_Problem statement_: Exactly the lines from the start of the data below through the line that contains "overall effect: Z" are to be copied, with pictures left out.

_Given information_:

- - - -

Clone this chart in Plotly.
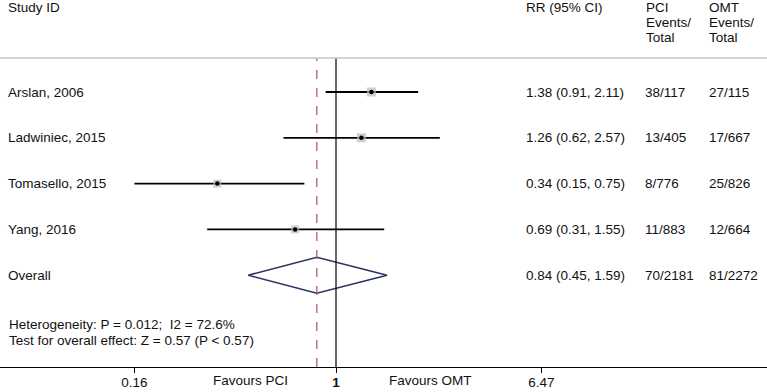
import math
import plotly.graph_objects as go

# ---------------- data ----------------
studies = ["Arslan, 2006", "Ladwiniec, 2015", "Tomasello, 2015", "Yang, 2016"]
rr = [1.38, 1.26, 0.34, 0.69]
rr_lo = [0.91, 0.62, 0.15, 0.31]
rr_hi = [2.11, 2.57, 0.75, 1.55]
pci_events = [38, 13, 8, 11]
pci_total = [117, 405, 776, 883]
omt_events = [27, 17, 25, 12]
omt_total = [115, 667, 826, 664]

overall_label = "Overall"
overall_rr = 0.84
overall_lo = 0.45
overall_hi = 1.59
overall_pci = (70, 2181)
overall_omt = (81, 2272)

tick_vals = [0.16, 1, 6.47]
tick_text = ["0.16", "<b>1</b>", "6.47"]

heterogeneity_text = "Heterogeneity: P = 0.012;\u00a0 I2 = 72.6%"
overall_effect_text = "Test for overall effect: Z = 0.57 (P < 0.57)"

# ---------------- layout helpers ----------------
W, H = 767, 392
B = 25                      # bottom margin (axis line position)
PH = H - B                  # plot-area height in px
ROW0_PX, ROW_STEP = 92, 45.8
FONT = dict(family="Liberation Sans, Arial, sans-serif", size=13.5, color="#111111")

def px_x(p):
    return (p - 2) / W      # compensate annotation padding

def px_y(p):
    return 1 - p / PH

rows = list(range(len(studies)))
overall_row = len(studies)

fig = go.Figure()

# confidence interval lines (clipped at the axis minimum tick)
x_min_shown = tick_vals[0]
for i in rows:
    lo = max(rr_lo[i], x_min_shown)
    fig.add_trace(go.Scatter(x=[lo, rr_hi[i]], y=[i, i], mode="lines",
                             line=dict(color="black", width=1.8),
                             hoverinfo="skip", showlegend=False))

# weight boxes and point estimates
box_sizes = [9, 9, 8, 8]
fig.add_trace(go.Scatter(x=rr, y=rows, mode="markers",
                         marker=dict(symbol="square", size=box_sizes, color="#bcbcbc",
                                     line=dict(width=0)),
                         hoverinfo="skip", showlegend=False))
fig.add_trace(go.Scatter(x=rr, y=rows, mode="markers",
                         marker=dict(symbol="circle", size=4.5, color="black"),
                         hoverinfo="skip", showlegend=False))

# overall diamond
dh = 18 / ROW_STEP
fig.add_trace(go.Scatter(
    x=[overall_lo, overall_rr, overall_hi, overall_rr, overall_lo],
    y=[overall_row, overall_row - dh, overall_row, overall_row + dh, overall_row],
    mode="lines", line=dict(color="#2a3163", width=1.5),
    hoverinfo="skip", showlegend=False))

# reference lines
sep_y = px_y(58)
fig.add_shape(type="line", xref="x", yref="paper", x0=1, x1=1, y0=0, y1=sep_y,
              line=dict(color="black", width=1.2))
fig.add_shape(type="line", xref="x", yref="paper", x0=overall_rr, x1=overall_rr,
              y0=0, y1=sep_y, line=dict(color="#a8685f", width=1.3, dash="dash"))
fig.add_shape(type="line", xref="paper", yref="paper", x0=0, x1=1, y0=sep_y, y1=sep_y,
              line=dict(color="#c6c6c6", width=1.5))

ann = []

def text(x_px, y, s, yref="paper", xanchor="left"):
    ann.append(dict(x=px_x(x_px) if xanchor == "left" else x_px / W, y=y,
                    xref="paper", yref=yref, text=s,
                    showarrow=False, xanchor=xanchor, yanchor="middle", font=FONT))

# header
text(8, px_y(7.5), "Study ID")
text(526, px_y(7.5), "RR (95% CI)")
for j, s in enumerate(["PCI", "Events/", "Total"]):
    text(646, px_y(7.5 + 15 * j), s)
for j, s in enumerate(["OMT", "Events/", "Total"]):
    text(709, px_y(7.5 + 15 * j), s)

# study rows
for i in rows:
    text(8, i, studies[i], yref="y")
    text(526, i, f"{rr[i]:.2f} ({rr_lo[i]:.2f}, {rr_hi[i]:.2f})", yref="y")
    text(645, i, f"{pci_events[i]}/{pci_total[i]}", yref="y")
    text(709, i, f"{omt_events[i]}/{omt_total[i]}", yref="y")

text(8, overall_row, overall_label, yref="y")
text(526, overall_row, f"{overall_rr:.2f} ({overall_lo:.2f}, {overall_hi:.2f})", yref="y")
text(645, overall_row, f"{overall_pci[0]}/{overall_pci[1]}", yref="y")
text(709, overall_row, f"{overall_omt[0]}/{overall_omt[1]}", yref="y")

text(9, px_y(324), heterogeneity_text)
text(9, px_y(340), overall_effect_text)

# favours labels
text(250, px_y(381), "Favours PCI", xanchor="center")
text(430, px_y(381), "Favours OMT", xanchor="center")

# x scale: pixel = 336 + 110 * ln(value)
log_lo = (-336 / 110) / math.log(10)
log_hi = ((W - 336) / 110) / math.log(10)
y_top = (0 - ROW0_PX) / ROW_STEP
y_bot = (PH - ROW0_PX) / ROW_STEP

fig.update_layout(
    width=W, height=H,
    margin=dict(l=0, r=0, t=0, b=B),
    paper_bgcolor="white", plot_bgcolor="white",
    annotations=ann,
    font=FONT,
    xaxis=dict(type="log", range=[log_lo, log_hi], tickvals=tick_vals, ticktext=tick_text,
               ticks="outside", ticklen=5, tickcolor="black", tickwidth=1,
               ticklabelstandoff=-2,
               showgrid=False, zeroline=False, showline=True, linecolor="black",
               linewidth=1, tickfont=FONT, fixedrange=True),
    yaxis=dict(range=[y_bot, y_top], visible=False, fixedrange=True),
)

fig.write_html("out.html", config={"displayModeBar": False},
               post_script="document.body.style.margin='0';document.body.style.overflow='hidden';")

- - - -

_Final result_:
Clone this chart in Plotly.
import math
import plotly.graph_objects as go

# ---------------- data ----------------
studies = ["Arslan, 2006", "Ladwiniec, 2015", "Tomasello, 2015", "Yang, 2016"]
rr = [1.38, 1.26, 0.34, 0.69]
rr_lo = [0.91, 0.62, 0.15, 0.31]
rr_hi = [2.11, 2.57, 0.75, 1.55]
pci_events = [38, 13, 8, 11]
pci_total = [117, 405, 776, 883]
omt_events = [27, 17, 25, 12]
omt_total = [115, 667, 826, 664]

overall_label = "Overall"
overall_rr = 0.84
overall_lo = 0.45
overall_hi = 1.59
overall_pci = (70, 2181)
overall_omt = (81, 2272)

tick_vals = [0.16, 1, 6.47]
tick_text = ["0.16", "<b>1</b>", "6.47"]

heterogeneity_text = "Heterogeneity: P = 0.012;\u00a0 I2 = 72.6%"
overall_effect_text = "Test for overall effect: Z = 0.57 (P < 0.57)"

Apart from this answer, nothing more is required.